■ Exercise instructions
Scan the data below. Pull out each line where "matplotlib" occurs.
····················
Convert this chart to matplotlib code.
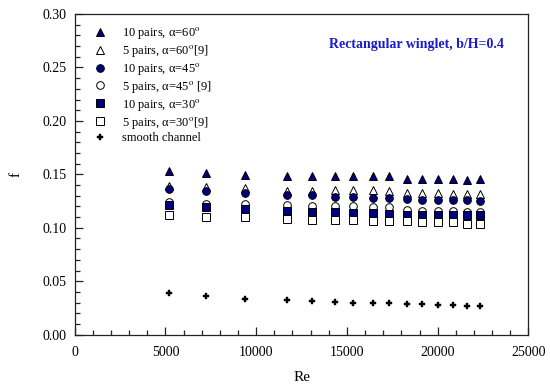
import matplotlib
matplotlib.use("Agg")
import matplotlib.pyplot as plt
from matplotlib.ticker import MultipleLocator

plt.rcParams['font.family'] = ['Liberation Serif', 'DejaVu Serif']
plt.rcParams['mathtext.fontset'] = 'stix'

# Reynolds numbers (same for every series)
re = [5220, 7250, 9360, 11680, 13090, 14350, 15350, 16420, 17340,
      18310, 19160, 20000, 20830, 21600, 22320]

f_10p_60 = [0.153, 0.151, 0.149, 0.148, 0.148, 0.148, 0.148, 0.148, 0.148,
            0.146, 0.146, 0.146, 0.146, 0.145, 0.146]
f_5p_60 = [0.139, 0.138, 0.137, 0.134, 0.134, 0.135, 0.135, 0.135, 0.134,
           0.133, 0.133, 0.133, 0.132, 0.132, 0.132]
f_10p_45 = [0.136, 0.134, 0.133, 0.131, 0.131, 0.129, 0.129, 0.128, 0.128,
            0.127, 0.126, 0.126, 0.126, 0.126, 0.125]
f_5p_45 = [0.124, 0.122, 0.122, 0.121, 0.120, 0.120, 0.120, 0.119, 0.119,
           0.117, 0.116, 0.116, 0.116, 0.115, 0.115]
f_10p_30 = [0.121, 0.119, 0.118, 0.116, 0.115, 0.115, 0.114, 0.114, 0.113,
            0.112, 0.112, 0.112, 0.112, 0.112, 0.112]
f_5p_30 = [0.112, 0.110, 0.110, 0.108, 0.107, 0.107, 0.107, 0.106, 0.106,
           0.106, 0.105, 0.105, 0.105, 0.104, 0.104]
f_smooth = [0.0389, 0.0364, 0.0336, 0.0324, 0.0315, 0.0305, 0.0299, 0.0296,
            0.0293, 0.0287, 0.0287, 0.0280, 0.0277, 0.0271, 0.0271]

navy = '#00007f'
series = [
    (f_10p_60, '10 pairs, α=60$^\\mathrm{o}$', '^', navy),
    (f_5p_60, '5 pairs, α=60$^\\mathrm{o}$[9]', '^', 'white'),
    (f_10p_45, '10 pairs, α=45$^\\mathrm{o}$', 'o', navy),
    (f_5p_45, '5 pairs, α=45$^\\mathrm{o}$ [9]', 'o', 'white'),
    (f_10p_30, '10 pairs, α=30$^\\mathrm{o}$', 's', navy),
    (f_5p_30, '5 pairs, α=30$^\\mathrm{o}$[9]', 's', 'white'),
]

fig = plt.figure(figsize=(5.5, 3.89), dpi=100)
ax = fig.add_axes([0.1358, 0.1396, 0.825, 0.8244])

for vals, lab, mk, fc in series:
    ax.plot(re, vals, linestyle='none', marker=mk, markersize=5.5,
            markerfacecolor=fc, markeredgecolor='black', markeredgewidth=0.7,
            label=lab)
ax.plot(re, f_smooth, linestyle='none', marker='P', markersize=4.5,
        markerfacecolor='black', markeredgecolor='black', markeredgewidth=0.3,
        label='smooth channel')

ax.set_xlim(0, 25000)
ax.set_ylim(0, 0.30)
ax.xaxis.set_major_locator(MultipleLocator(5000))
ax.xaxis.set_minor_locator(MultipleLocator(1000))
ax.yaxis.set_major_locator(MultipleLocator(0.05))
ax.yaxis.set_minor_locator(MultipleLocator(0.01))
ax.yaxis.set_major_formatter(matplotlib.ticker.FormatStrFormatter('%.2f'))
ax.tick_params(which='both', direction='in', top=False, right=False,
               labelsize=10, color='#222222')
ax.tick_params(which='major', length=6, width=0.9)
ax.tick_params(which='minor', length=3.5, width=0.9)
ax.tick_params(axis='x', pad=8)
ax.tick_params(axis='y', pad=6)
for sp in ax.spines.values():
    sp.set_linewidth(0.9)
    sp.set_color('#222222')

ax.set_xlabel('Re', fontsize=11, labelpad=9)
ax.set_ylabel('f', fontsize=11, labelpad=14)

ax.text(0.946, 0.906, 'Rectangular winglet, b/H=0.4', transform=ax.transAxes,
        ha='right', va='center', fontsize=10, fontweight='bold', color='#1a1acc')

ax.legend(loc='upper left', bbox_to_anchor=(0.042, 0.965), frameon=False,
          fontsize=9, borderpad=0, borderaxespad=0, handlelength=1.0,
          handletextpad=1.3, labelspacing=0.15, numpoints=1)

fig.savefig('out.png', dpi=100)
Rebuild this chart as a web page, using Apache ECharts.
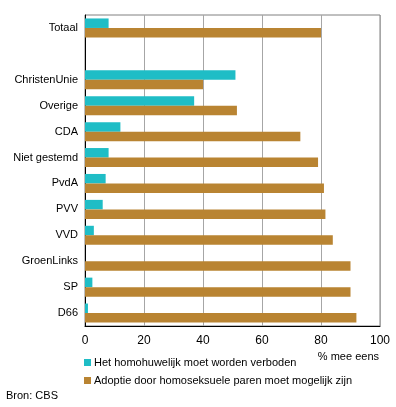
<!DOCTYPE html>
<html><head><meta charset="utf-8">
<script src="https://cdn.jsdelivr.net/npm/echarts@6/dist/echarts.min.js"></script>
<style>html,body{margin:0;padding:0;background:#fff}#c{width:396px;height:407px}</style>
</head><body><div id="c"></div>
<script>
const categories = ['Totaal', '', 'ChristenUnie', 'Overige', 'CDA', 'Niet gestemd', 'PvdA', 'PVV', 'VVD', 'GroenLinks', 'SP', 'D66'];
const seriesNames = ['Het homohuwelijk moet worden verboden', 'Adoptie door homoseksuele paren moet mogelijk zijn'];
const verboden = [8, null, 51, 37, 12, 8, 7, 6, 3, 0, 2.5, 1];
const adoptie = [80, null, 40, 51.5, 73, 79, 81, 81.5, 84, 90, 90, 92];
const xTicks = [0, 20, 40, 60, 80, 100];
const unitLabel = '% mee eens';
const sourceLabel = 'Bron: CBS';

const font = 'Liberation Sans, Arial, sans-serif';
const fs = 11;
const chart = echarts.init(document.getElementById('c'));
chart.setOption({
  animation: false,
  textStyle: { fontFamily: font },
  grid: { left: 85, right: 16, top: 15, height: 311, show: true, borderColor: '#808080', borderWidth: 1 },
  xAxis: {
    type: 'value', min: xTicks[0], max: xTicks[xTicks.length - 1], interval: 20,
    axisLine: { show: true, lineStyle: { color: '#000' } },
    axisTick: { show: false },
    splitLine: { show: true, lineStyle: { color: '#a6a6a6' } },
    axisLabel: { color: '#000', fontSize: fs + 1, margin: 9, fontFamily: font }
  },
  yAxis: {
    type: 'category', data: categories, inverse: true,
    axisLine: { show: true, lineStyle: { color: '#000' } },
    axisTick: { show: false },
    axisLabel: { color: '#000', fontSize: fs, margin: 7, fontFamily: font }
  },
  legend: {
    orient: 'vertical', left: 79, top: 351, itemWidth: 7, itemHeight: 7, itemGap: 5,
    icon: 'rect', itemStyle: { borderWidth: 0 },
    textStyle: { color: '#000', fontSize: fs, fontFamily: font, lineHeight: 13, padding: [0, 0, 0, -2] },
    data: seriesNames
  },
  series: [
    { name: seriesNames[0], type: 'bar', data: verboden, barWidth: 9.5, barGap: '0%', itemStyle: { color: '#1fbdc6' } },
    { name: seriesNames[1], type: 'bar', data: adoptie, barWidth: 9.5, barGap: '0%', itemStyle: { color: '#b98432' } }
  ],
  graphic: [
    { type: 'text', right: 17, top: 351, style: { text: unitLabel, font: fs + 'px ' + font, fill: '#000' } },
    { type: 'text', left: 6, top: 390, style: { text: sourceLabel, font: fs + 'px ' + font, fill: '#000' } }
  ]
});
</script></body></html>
····················
■ Exercise result
Convert this chart to matplotlib code.
import matplotlib
matplotlib.use("Agg")
import matplotlib.pyplot as plt
from matplotlib.ticker import MultipleLocator
ax.yaxis.set_major_formatter(matplotlib.ticker.FormatStrFormatter('%.2f'))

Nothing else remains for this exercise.